- [Collected material]

......

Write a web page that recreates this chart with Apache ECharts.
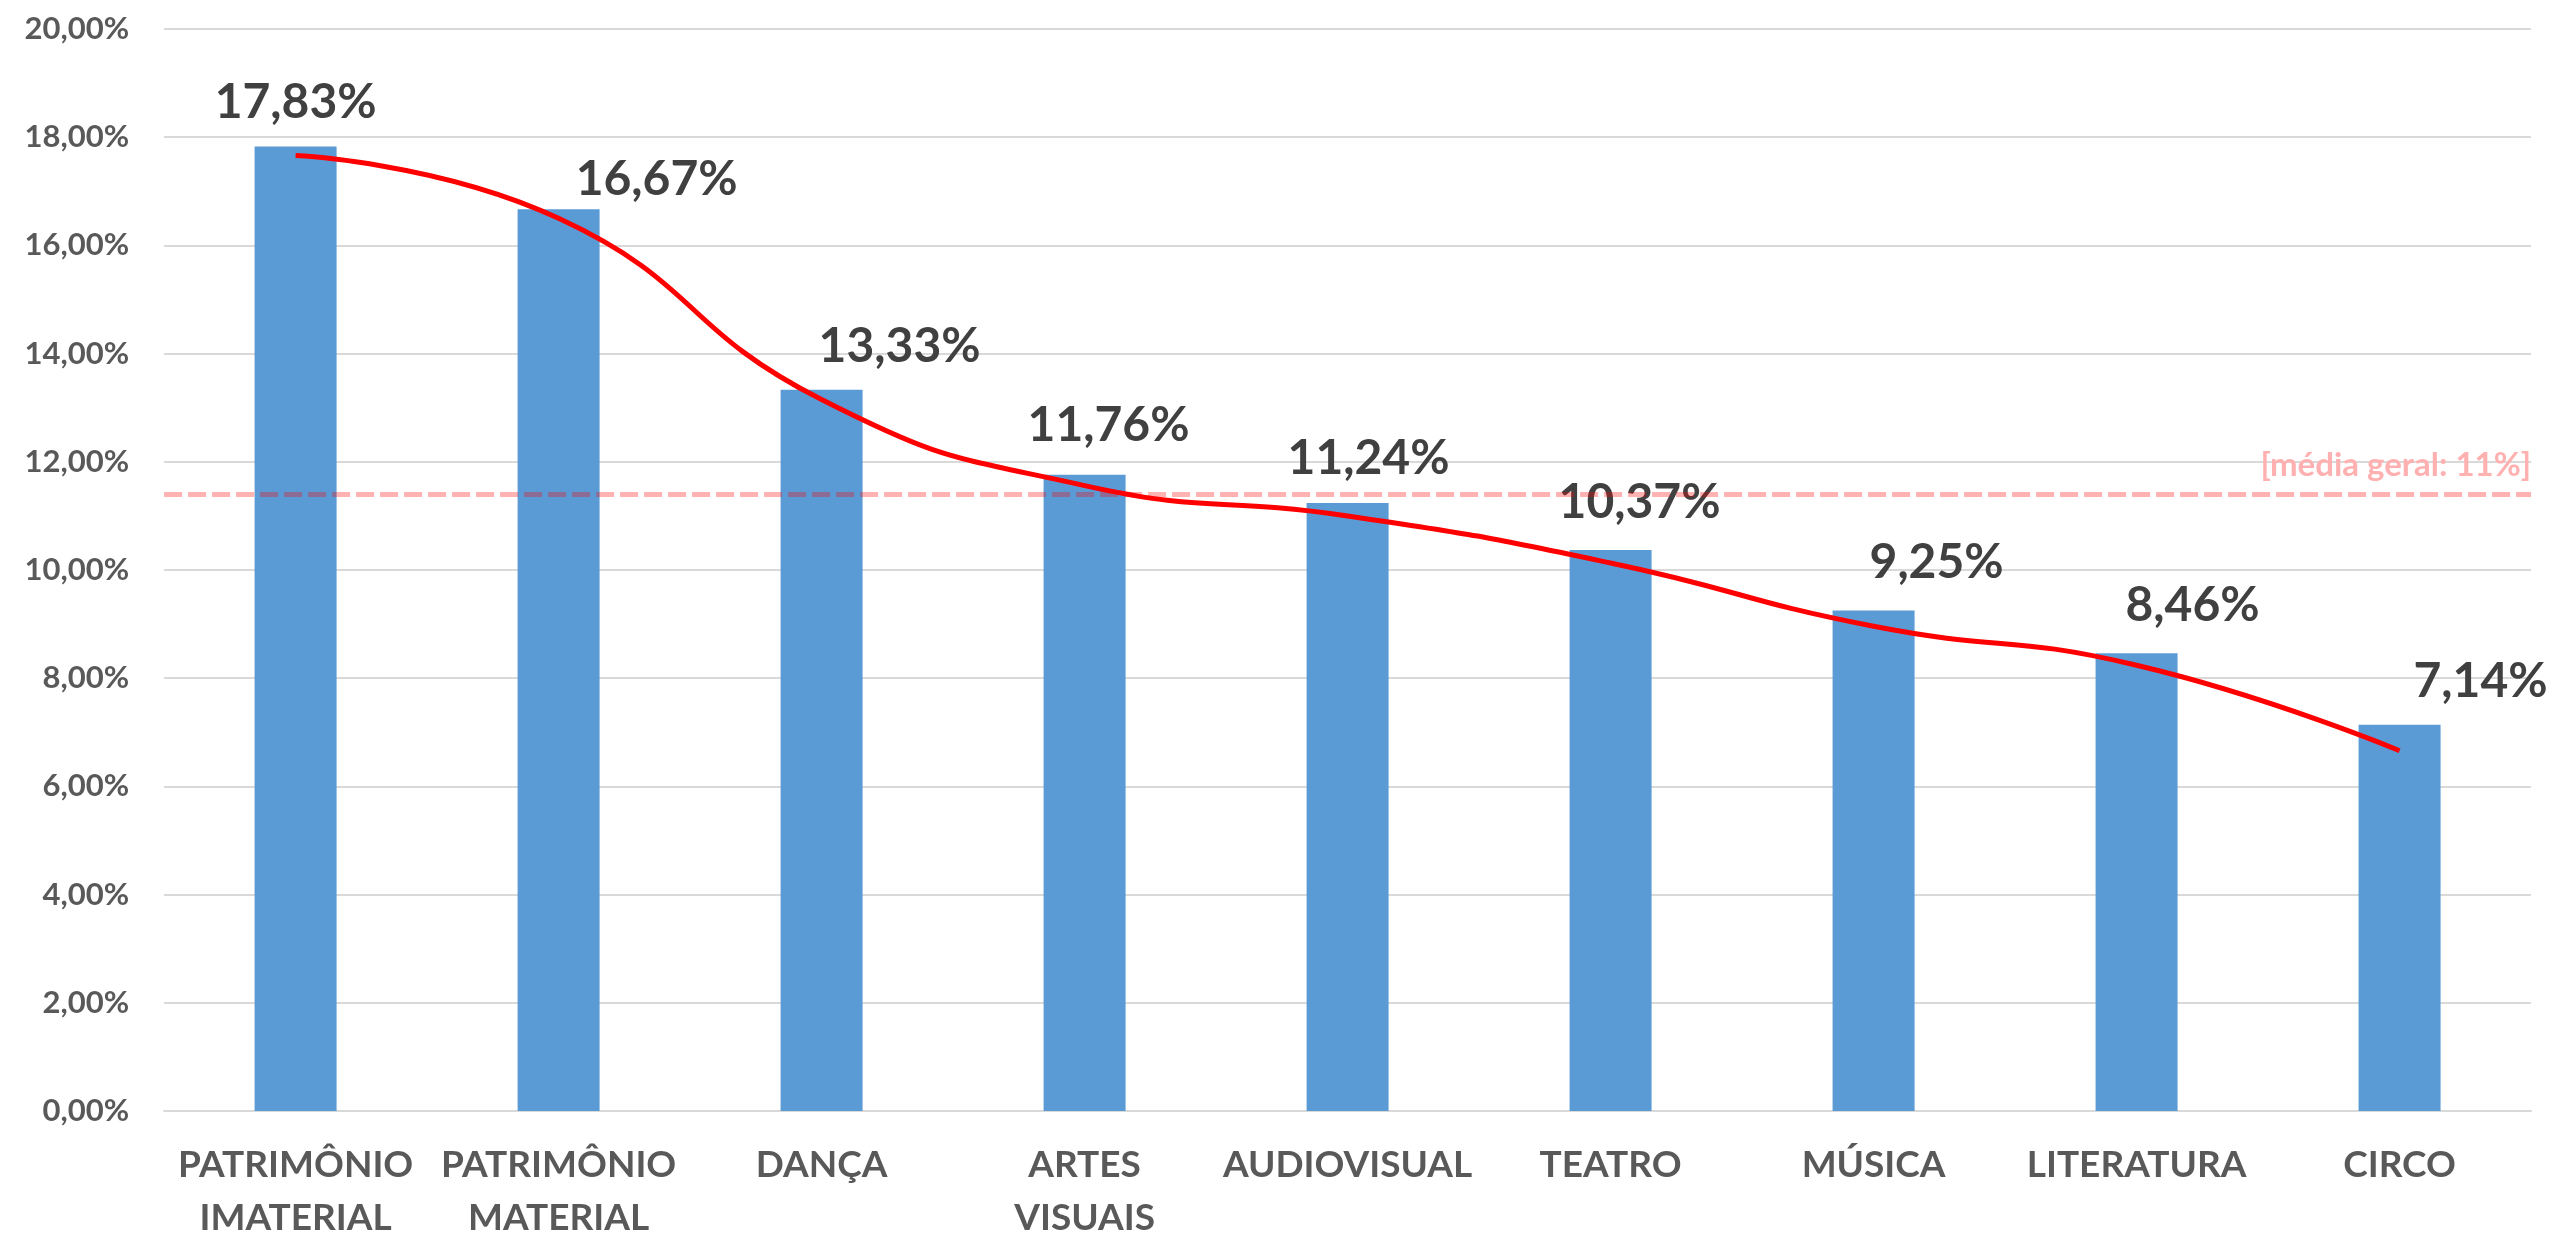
<!DOCTYPE html>
<html>
<head>
<meta charset="utf-8">
<script src="https://cdn.jsdelivr.net/npm/echarts@6/dist/echarts.min.js"></script>
<style>
    html, body { margin: 0; padding: 0; background: #fff; overflow: hidden; }
    #chart { width: 100vw; height: 100vh; }
</style>
</head>
<body>
<div id="chart"></div>
<script>
    // dados
    var categorias = ['PATRIMÔNIO IMATERIAL', 'PATRIMÔNIO MATERIAL', 'DANÇA', 'ARTES VISUAIS',
        'AUDIOVISUAL', 'TEATRO', 'MÚSICA', 'LITERATURA', 'CIRCO'];
    var percentuais = [17.83, 16.67, 13.33, 11.76, 11.24, 10.37, 9.25, 8.46, 7.14];
    // linha de tendência
    var tendencia = [17.66, 16.5, 13.15, 11.56, 11.0, 10.13, 8.96, 8.24, 6.66];
    var mediaGeral = 11.4;
    var mediaTexto = '[média geral: 11%]';
    var yMin = 0, yMax = 20, yPasso = 2;

    // deslocamento dos rótulos, como no original
    var ajusteRotulos = [[0, 0], [98, 14], [78, 1], [24, -5], [21, 0], [29, -3], [63, -4], [56, -4], [81, 1]];

    function pct(v) {
        return v.toFixed(2).replace('.', ',') + '%';
    }

    var chart = echarts.init(document.getElementById('chart'));

    var barData = percentuais.map(function (v, i) {
        return {
            value: v,
            label: { offset: ajusteRotulos[i] }
        };
    });

    var option = {
        backgroundColor: '#fff',
        animation: false,
        textStyle: { fontFamily: 'Lato' },
        grid: { left: '6.43%', right: '0.82%', top: '2.33%', bottom: '9.96%' },
        xAxis: {
            type: 'category',
            data: categorias,
            axisLine: { lineStyle: { color: '#d9d9d9', width: 2 } },
            axisTick: { show: false },
            axisLabel: {
                color: '#595959',
                fontWeight: 'bold',
                fontSize: 37,
                lineHeight: 53,
                margin: 28,
                interval: 0,
                formatter: function (v) { return v.replace(' ', '\n'); }
            }
        },
        yAxis: {
            type: 'value',
            min: yMin,
            max: yMax,
            interval: yPasso,
            axisLine: { show: false },
            axisTick: { show: false },
            splitLine: { lineStyle: { color: '#d9d9d9', width: 2 } },
            axisLabel: {
                color: '#595959',
                fontWeight: 'bold',
                fontSize: 31,
                margin: 35,
                formatter: function (v) { return pct(v); }
            }
        },
        series: [
            {
                type: 'bar',
                data: barData,
                barWidth: 82,
                itemStyle: { color: '#5b9bd5' },
                label: {
                    show: true,
                    position: 'top',
                    distance: 20,
                    color: '#404040',
                    fontWeight: 'bold',
                    fontSize: 48,
                    formatter: function (p) { return pct(p.value); }
                },
                markLine: {
                    silent: true,
                    symbol: 'none',
                    lineStyle: { color: 'rgba(255,0,0,0.3)', width: 5, type: [18, 6] },
                    label: {
                        show: true,
                        position: 'insideEndTop',
                        distance: [0, 12],
                        color: '#ffb1b1',
                        fontWeight: 'bold',
                        fontSize: 33,
                        formatter: mediaTexto
                    },
                    data: [{ yAxis: mediaGeral }]
                }
            },
            {
                type: 'line',
                data: tendencia,
                smooth: 0.5,
                showSymbol: false,
                lineStyle: { color: '#ff0000', width: 5 },
                z: 5
            }
        ]
    };

    chart.setOption(option);
    window.addEventListener('resize', function () {
        chart.resize();
    });
</script>
</body>
</html>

......

- [Exercise instructions]
Skip every picture and transcribe the data above exactly.

- [Result of this exercise]
Write a web page that recreates this chart with Apache ECharts.
<!DOCTYPE html>
<html>
<head>
<meta charset="utf-8">
<script src="https://cdn.jsdelivr.net/npm/echarts@6/dist/echarts.min.js"></script>
<style>
    html, body { margin: 0; padding: 0; background: #fff; overflow: hidden; }
    #chart { width: 100vw; height: 100vh; }
</style>
</head>
<body>
<div id="chart"></div>
<script>
    // dados
    var categorias = ['PATRIMÔNIO IMATERIAL', 'PATRIMÔNIO MATERIAL', 'DANÇA', 'ARTES VISUAIS',
        'AUDIOVISUAL', 'TEATRO', 'MÚSICA', 'LITERATURA', 'CIRCO'];
    var percentuais = [17.83, 16.67, 13.33, 11.76, 11.24, 10.37, 9.25, 8.46, 7.14];
    // linha de tendência
    var tendencia = [17.66, 16.5, 13.15, 11.56, 11.0, 10.13, 8.96, 8.24, 6.66];
    var mediaGeral = 11.4;
    var mediaTexto = '[média geral: 11%]';
    var yMin = 0, yMax = 20, yPasso = 2;

    // deslocamento dos rótulos, como no original
    var ajusteRotulos = [[0, 0], [98, 14], [78, 1], [24, -5], [21, 0], [29, -3], [63, -4], [56, -4], [81, 1]];

    function pct(v) {
        return v.toFixed(2).replace('.', ',') + '%';
    }

    var chart = echarts.init(document.getElementById('chart'));

    var barData = percentuais.map(function (v, i) {
        return {
            value: v,
            label: { offset: ajusteRotulos[i] }
        };
    });

    var option = {
        backgroundColor: '#fff',
        animation: false,
        textStyle: { fontFamily: 'Lato' },
        grid: { left: '6.43%', right: '0.82%', top: '2.33%', bottom: '9.96%' },
        xAxis: {
            type: 'category',
            data: categorias,
            axisLine: { lineStyle: { color: '#d9d9d9', width: 2 } },
            axisTick: { show: false },
            axisLabel: {
                color: '#595959',
                fontWeight: 'bold',
                fontSize: 37,
                lineHeight: 53,
                margin: 28,
                interval: 0,
                formatter: function (v) { return v.replace(' ', '\n'); }
            }
        },
        yAxis: {
            type: 'value',
            min: yMin,
            max: yMax,
            interval: yPasso,
            axisLine: { show: false },
            axisTick: { show: false },
            splitLine: { lineStyle: { color: '#d9d9d9', width: 2 } },
            axisLabel: {
                color: '#595959',
                fontWeight: 'bold',
                fontSize: 31,
                margin: 35,
                formatter: function (v) { return pct(v); }
            }
        },
        series: [
            {
                type: 'bar',
                data: barData,
                barWidth: 82,
                itemStyle: { color: '#5b9bd5' },
                label: {
                    show: true,
                    position: 'top',
                    distance: 20,
                    color: '#404040',
                    fontWeight: 'bold',
                    fontSize: 48,
                    formatter: function (p) { return pct(p.value); }
                },
                markLine: {
                    silent: true,
                    symbol: 'none',
                    lineStyle: { color: 'rgba(255,0,0,0.3)', width: 5, type: [18, 6] },
                    label: {
                        show: true,
                        position: 'insideEndTop',
                        distance: [0, 12],
                        color: '#ffb1b1',
                        fontWeight: 'bold',
                        fontSize: 33,
                        formatter: mediaTexto
                    },
                    data: [{ yAxis: mediaGeral }]
                }
            },
            {
                type: 'line',
                data: tendencia,
                smooth: 0.5,
                showSymbol: false,
                lineStyle: { color: '#ff0000', width: 5 },
                z: 5
            }
        ]
    };

    chart.setOption(option);
    window.addEventListener('resize', function () {
        chart.resize();
    });
</script>
</body>
</html>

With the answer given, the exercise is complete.